Dari Sahl bin Sa’ad Radhiyallahu’anhu, seseorang bertanya kepada Nabi ﷺ , tunjukkan aku amalan yang membuat aku dicintai Allah dan manusia? Nabi ﷺ menjawab: “Zuhudlah engkau dengan dunia, niscaya engkau akan di cintai Allah. Zuhudlah (jangan rakus) terhadap apa yang ada disisi manusia, maka manusia akan mencintaimu”. (Syu’abu al-Iman (no. 10523), Shahih atau Hasan dengan syawahid. As-Silsilah as-Shahihah (no. 944).

Berkata Syaikhul Islam Ibnu Taymiyah Rahimahullah: “Zuhud itu meninggalkan perkara yang tidak bermanfaat di akhirat”. (Hayaatu as-Salaf baina al-Qaulu wa al-‘Amal 1/407. Syaikh Ahmad Nasir ath-Thayyar).

Dari Bisyir bin Al-Harist Rahimahullah, ada yang bertanya kepada Sufyan at-Tsauri rahimahullah:
“Apakah mungkin seorang menjadi zuhud padahal dia orang yang kaya”? beliau menjawab: “Ya, jika diuji dengan kekurangan harta ia bersabar, jika hartanya lebih ia bersyukur”. (As-Siyar 2/696, dinukil dari Hayaatu as-Salaf, Hilyatu Al-Auliya 8/3).

Dari Sufyan at-Tsauri Rahimahullah , seseorang berkata kepada Abu Hazim, ”Apa harta yang ada bersamamu? Abu Hazim rahimahullah menjawab: “Keyakinanku dengan Allah dan keputus asaanku terhadap apa yang ada disisi manusia”. (Hilyatu Al-Auliya 3/231)

Berkata Imam Sufyan At-Tsauri Rahimahullah: “Alangkah indahnya kerendahan hati para pemilik harta disisi orang-orang miskin. Betapa hinanya orang fakir miskin yang menghinakan diri dihadapan pemilik harta”. (Hilyatu Al-Auliya 8/3)
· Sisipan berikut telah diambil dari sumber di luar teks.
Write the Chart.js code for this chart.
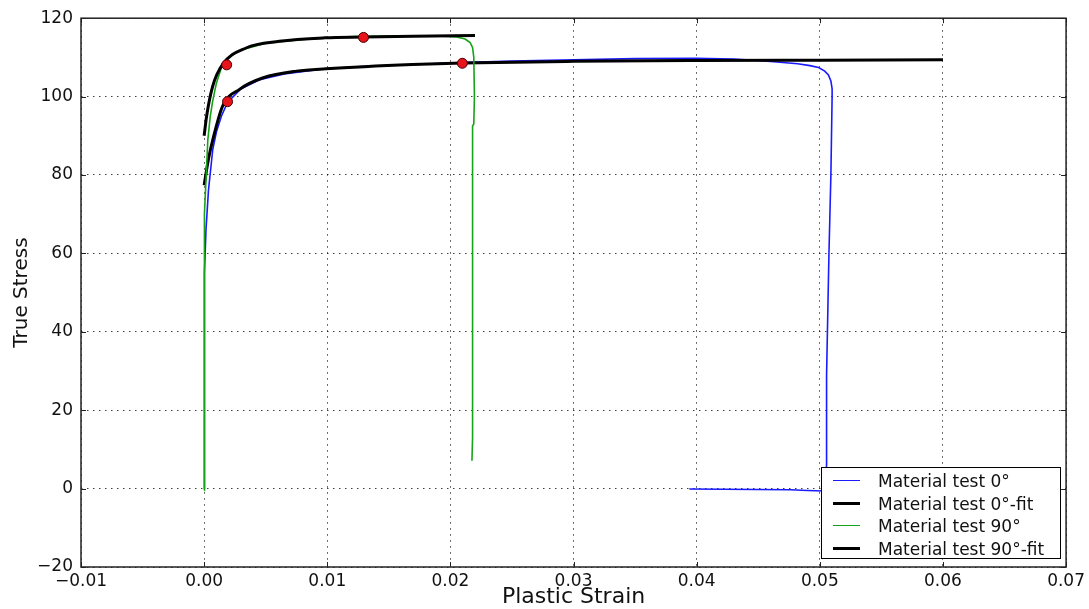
<!DOCTYPE html>
<html>
<head>
<meta charset="utf-8">
<script src="https://cdn.jsdelivr.net/npm/chart.js@4"></script>
<style>
  body { margin: 0; background: #fff; }
  #wrap { position: relative; width: 1089px; height: 609px; }
  #legend {
    position: absolute; left: 821px; top: 467px; width: 238px; height: 90px;
    border: 1.5px solid #000; background: #fff;
    font-family: "DejaVu Sans", sans-serif; font-size: 17px; color: #111;
  }
  #legend .row { position: absolute; left: 0; height: 22px; line-height: 22px; white-space: nowrap; }
  #legend .sw { position: absolute; left: 11px; top: 11px; width: 27px; }
  #legend .tx { position: absolute; left: 56px; top: 0; }
</style>
</head>
<body>
<div id="wrap">
  <canvas id="graphique" width="1089" height="609"></canvas>
  <div id="legend"></div>
</div>
<script>
// Material test 0° (blue)
const strain0 = [0, 0, 0.00005, 0.00015, 0.00035, 0.0007, 0.001, 0.0014, 0.0019, 0.003, 0.0045, 0.0065,
  0.0095, 0.013, 0.017, 0.021, 0.025, 0.03, 0.035, 0.04, 0.043, 0.045, 0.047, 0.0482, 0.0492, 0.0499,
  0.0504, 0.0507, 0.0509, 0.051, 0.051, 0.0509, 0.05074, 0.05055, 0.05055, 0.0505, 0.0503, 0.049, 0.0476, 0.0394];
const stress0 = [0, 30, 55, 66, 76, 86.5, 91, 95, 98.5, 102, 104.3, 105.8,
  107, 107.7, 108.2, 108.7, 109.1, 109.4, 109.7, 109.8, 109.6, 109.2, 108.7, 108.4, 107.9, 107.4,
  106.5, 105.5, 104, 102, 100, 80, 59.6, 29, 6.3, 2, -0.6, -0.5, -0.3, -0.1];

// Material test 0°-fit
const strain0Fit = [0, 0.00035, 0.00072, 0.0015, 0.0029, 0.0048, 0.0075, 0.0099, 0.0169, 0.021, 0.03, 0.04, 0.05, 0.06];
const stress0Fit = [77.4, 84, 89.2, 97.6, 101.9, 104.8, 106.5, 107.1, 108.2, 108.6, 109.0, 109.2, 109.3, 109.4];

// Material test 90° (green)
const strain90 = [0, 0, 0.00002, 0.00005, 0.0002, 0.0003, 0.0005, 0.0007, 0.001, 0.0015, 0.002, 0.003, 0.005,
  0.008, 0.012, 0.016, 0.019, 0.0205, 0.0212, 0.0216, 0.0218, 0.0219, 0.02195, 0.0219, 0.0218, 0.0218, 0.0218, 0.02175];
const stress90 = [-0.5, 20, 45, 70, 82, 89, 95, 99, 103.5, 108.3, 110, 111.9, 113.6,
  114.6, 115.3, 115.5, 115.5, 115.2, 114.7, 113.8, 112.5, 110, 100, 93, 92.5, 50, 13, 7.1];

// Material test 90°-fit
const strain90Fit = [0, 0.0002, 0.0007, 0.0015, 0.0034, 0.0061, 0.0098, 0.013, 0.017, 0.022];
const stress90Fit = [90, 95, 102.7, 108.2, 112.4, 114.1, 115.0, 115.2, 115.4, 115.6];

// red markers
const markStrain = [0.0019, 0.02097, 0.00183, 0.01294];
const markStress = [98.7, 108.5, 108.1, 115.1];

const xTicks = [-0.01, 0, 0.01, 0.02, 0.03, 0.04, 0.05, 0.06, 0.07];
const yTicks = [-20, 0, 20, 40, 60, 80, 100, 120];

const pts = (xs, ys) => xs.map((x, i) => ({ x: x, y: ys[i] }));

const FONT = '"DejaVu Sans", sans-serif';

// frame + inward ticks like matplotlib
const frame = {
  id: 'frame',
  afterDraw(chart) {
    const { ctx, chartArea: a, scales } = chart;
    ctx.save();
    ctx.strokeStyle = '#222';
    ctx.lineWidth = 1.5;
    ctx.strokeRect(a.left, a.top, a.right - a.left, a.bottom - a.top);
    ctx.lineWidth = 1;
    ctx.beginPath();
    xTicks.forEach(v => {
      const px = Math.round(scales.x.getPixelForValue(v)) + 0.5;
      ctx.moveTo(px, a.bottom); ctx.lineTo(px, a.bottom - 5);
      ctx.moveTo(px, a.top); ctx.lineTo(px, a.top + 5);
    });
    yTicks.forEach(v => {
      const py = Math.round(scales.y.getPixelForValue(v)) + 0.5;
      ctx.moveTo(a.left, py); ctx.lineTo(a.left + 5, py);
      ctx.moveTo(a.right, py); ctx.lineTo(a.right - 5, py);
    });
    ctx.stroke();
    ctx.restore();
  }
};

const ctx = document.getElementById('graphique');

const myChart = new Chart(ctx, {
  type: 'scatter',
  data: {
    datasets: [
      { label: 'markers', data: pts(markStrain, markStress), showLine: false, order: 0,
        pointRadius: 5, pointBackgroundColor: '#e8141b', pointBorderColor: '#400', pointBorderWidth: 1 },
      { label: 'Material test 90°-fit', data: pts(strain90Fit, stress90Fit), showLine: true, order: 1,
        borderColor: '#000', borderWidth: 3, pointRadius: 0, cubicInterpolationMode: 'monotone' },
      { label: 'Material test 90°', data: pts(strain90, stress90), showLine: true, order: 2,
        borderColor: '#17a317', borderWidth: 1.6, pointRadius: 0 },
      { label: 'Material test 0°-fit', data: pts(strain0Fit, stress0Fit), showLine: true, order: 3,
        borderColor: '#000', borderWidth: 3, pointRadius: 0, cubicInterpolationMode: 'monotone' },
      { label: 'Material test 0°', data: pts(strain0, stress0), showLine: true, order: 4,
        borderColor: '#1a1aff', borderWidth: 1.6, pointRadius: 0 }
    ]
  },
  options: {
    responsive: false,
    animation: false,
    layout: { padding: { top: 15, right: 21, left: 0, bottom: 0 } },
    plugins: { legend: { display: false }, tooltip: { enabled: false } },
    scales: {
      x: {
        type: 'linear', min: -0.01, max: 0.07,
        afterFit: s => { s.height = 42; },
        afterBuildTicks: s => { s.ticks = xTicks.map(v => ({ value: v })); },
        ticks: {
          padding: 4, color: '#111', font: { family: FONT, size: 17 },
          callback: v => (Math.abs(v) < 1e-9 ? 0 : v).toFixed(2).replace('-', '\u2212')
        },
        grid: { color: 'rgba(0,0,0,0.75)', lineWidth: 1, drawTicks: false },
        border: { display: false, dash: [1.5, 4.5] },
        title: { display: true, text: 'Plastic Strain', color: '#111',
          font: { family: FONT, size: 22, lineHeight: 1.1 }, padding: { top: 0, bottom: 0 } }
      },
      y: {
        type: 'linear', min: -20, max: 120,
        afterFit: s => { s.width = 81; },
        afterBuildTicks: s => { s.ticks = yTicks.map(v => ({ value: v })); },
        ticks: {
          padding: 8, color: '#111', font: { family: FONT, size: 17 },
          callback: v => String(v).replace('-', '\u2212')
        },
        grid: { color: 'rgba(0,0,0,0.75)', lineWidth: 1, drawTicks: false },
        border: { display: false, dash: [1.5, 4.5] },
        title: { display: true, text: 'True Stress', color: '#111',
          font: { family: FONT, size: 20 }, padding: { top: 10, bottom: 0 } }
      }
    }
  },
  plugins: [frame]
});

// legend box (bottom right, inside the axes)
const legendItems = [
  { text: 'Material test 0°', color: '#1a1aff', w: 1.6 },
  { text: 'Material test 0°-fit', color: '#000', w: 3 },
  { text: 'Material test 90°', color: '#17a317', w: 1.6 },
  { text: 'Material test 90°-fit', color: '#000', w: 3 }
];
const LEG = document.getElementById('legend');
legendItems.forEach((it, i) => {
  LEG.innerHTML += `
    <div class="row" style="top:${2 + i * 22.5}px">
      <div class="sw" style="border-top:${it.w}px solid ${it.color}; margin-top:${-it.w / 2}px"></div>
      <div class="tx">${it.text}</div>
    </div>`;
});
</script>
</body>
</html>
Sahabat yang mulia ‘Ali bin Abi Thalib Radhiyallahu’anhu berkata: “Sungguh dunia akan pergi menjauh, sedangkan akhirat makin mendekat. Setiap keduanya memiliki anak-anak. Maka jadilah kalian anak-anak akhirat, jangan menjadi budak dunia. Hari ini beramal tanpa hisab, esok hisab tanpa amal”. (Shahih Bukhari 8/89, secara Mu’allaq. Syarhu Sunnah Al-Baghawi 14/234)

Berkata Al-Hasan Al-Basri Rahimahullah: “Jika engkau melihat seseorang mengalahkanmu dalam hal dunia, maka kalahkanlah ia dalam akhirat”. (Lathaaif Al-Ma’aarif 1/244).
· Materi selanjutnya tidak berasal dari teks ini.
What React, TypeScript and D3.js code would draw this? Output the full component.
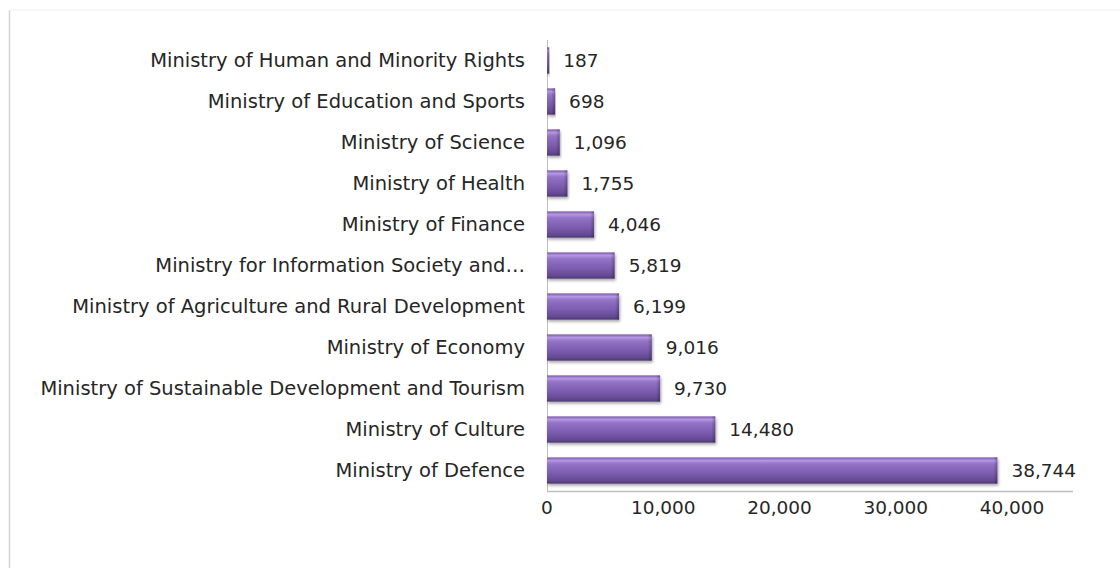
import React from "react";
import * as d3 from "d3";

const categories: string[] = [
  "Ministry of Human and Minority Rights",
  "Ministry of Education and Sports",
  "Ministry of Science",
  "Ministry of Health",
  "Ministry of Finance",
  "Ministry for Information Society and…",
  "Ministry of Agriculture and Rural Development",
  "Ministry of Economy",
  "Ministry of Sustainable Development and Tourism",
  "Ministry of Culture",
  "Ministry of Defence",
];
const values: number[] = [187, 698, 1096, 1755, 4046, 5819, 6199, 9016, 9730, 14480, 38744];
const tickValues: number[] = [0, 10000, 20000, 30000, 40000];

const W = 1120;
const H = 568;
const plotLeft = 547;
const plotRight = 1073;
const plotTop = 40;
const plotBottom = 491;
const FONT = "'DejaVu Sans', sans-serif";

export default function App() {
  const x = d3.scaleLinear().domain([0, 40000]).range([plotLeft, 1012]);
  const y = d3.scaleBand<string>().domain(categories).range([plotTop, plotBottom]).paddingInner(0.36).paddingOuter(0.18);
  const fmt = d3.format(",");
  const bh = y.bandwidth();

  return (
    <svg width={W} height={H} style={{ display: "block", position: "absolute", left: 0, top: 0 }}>
      <defs>
        <linearGradient id="barGrad" x1="0" y1="0" x2="0" y2="1">
          <stop offset="0" stopColor="#7a5aa9" />
          <stop offset="0.12" stopColor="#b596e2" />
          <stop offset="0.25" stopColor="#9373c6" />
          <stop offset="0.6" stopColor="#7d5db0" />
          <stop offset="0.88" stopColor="#654a92" />
          <stop offset="1" stopColor="#4e3873" />
        </linearGradient>
        <linearGradient id="endGrad" x1="0" y1="0" x2="1" y2="0">
          <stop offset="0" stopColor="#000" stopOpacity="0" />
          <stop offset="1" stopColor="#000" stopOpacity="0.25" />
        </linearGradient>
        <filter id="shadow" x="-5%" y="-20%" width="115%" height="160%">
          <feGaussianBlur in="SourceAlpha" stdDeviation="1.5" />
          <feOffset dx="1" dy="2" result="b" />
          <feComponentTransfer>
            <feFuncA type="linear" slope="0.35" />
          </feComponentTransfer>
          <feMerge>
            <feMergeNode />
            <feMergeNode in="SourceGraphic" />
          </feMerge>
        </filter>
      </defs>
      <rect x={0} y={0} width={W} height={H} fill="#ffffff" />
      <line x1={9.5} y1={10} x2={9.5} y2={H} stroke="#d4d4d4" strokeWidth={1.5} />
      <line x1={9.5} y1={10} x2={W} y2={10} stroke="#f0f0f0" strokeWidth={1} />

      {/* axes */}
      <line x1={plotLeft + 0.5} y1={plotTop} x2={plotLeft + 0.5} y2={plotBottom} stroke="#bfbfbf" strokeWidth={1} />
      <line x1={plotLeft} y1={plotBottom + 0.5} x2={plotRight} y2={plotBottom + 0.5} stroke="#bfbfbf" strokeWidth={1.5} />

      {/* bars */}
      {categories.map((c, i) => {
        const y0 = y(c)!;
        const w = Math.max(1, x(values[i]) - x(0));
        return (
          <g key={c} filter="url(#shadow)">
            <rect x={x(0)} y={y0} width={w} height={bh} fill="url(#barGrad)" />
            <rect x={x(0) + Math.max(0, w - 4)} y={y0} width={Math.min(4, w)} height={bh} fill="url(#endGrad)" />
          </g>
        );
      })}

      {/* category labels */}
      {categories.map((c) => (
        <text
          key={"l" + c}
          x={525}
          y={y(c)! + bh / 2}
          dy="0.35em"
          textAnchor="end"
          fontFamily={FONT}
          fontSize={19.5}
          fill="#262626"
        >
          {c}
        </text>
      ))}

      {/* value labels */}
      {categories.map((c, i) => (
        <text
          key={"v" + c}
          x={x(values[i]) + 14}
          y={y(c)! + bh / 2}
          dy="0.35em"
          textAnchor="start"
          fontFamily={FONT}
          fontSize={18.5}
          fill="#262626"
        >
          {fmt(values[i])}
        </text>
      ))}

      {/* x tick labels */}
      {tickValues.map((t) => (
        <text
          key={"t" + t}
          x={x(t)}
          y={508}
          dy="0.35em"
          textAnchor="middle"
          fontFamily={FONT}
          fontSize={18.5}
          fill="#262626"
        >
          {fmt(t)}
        </text>
      ))}
    </svg>
  );
}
اللَّهُمَّ إِنِّي أَعُوذُ بِكَ أَنْ أُشْرِكَ بِكَ وَأَنَا أَعْلَمُ ، وَأَسْتَغْفِرُكَ لِمَا لا أَعْلَمُ

“Ya Allah, aku meminta pada-Mu agar dilindungi dari perbuatan syirik yang kuketahui dan aku memohon ampun pada-Mu dari dosa syirik yang tidak kuketahui”.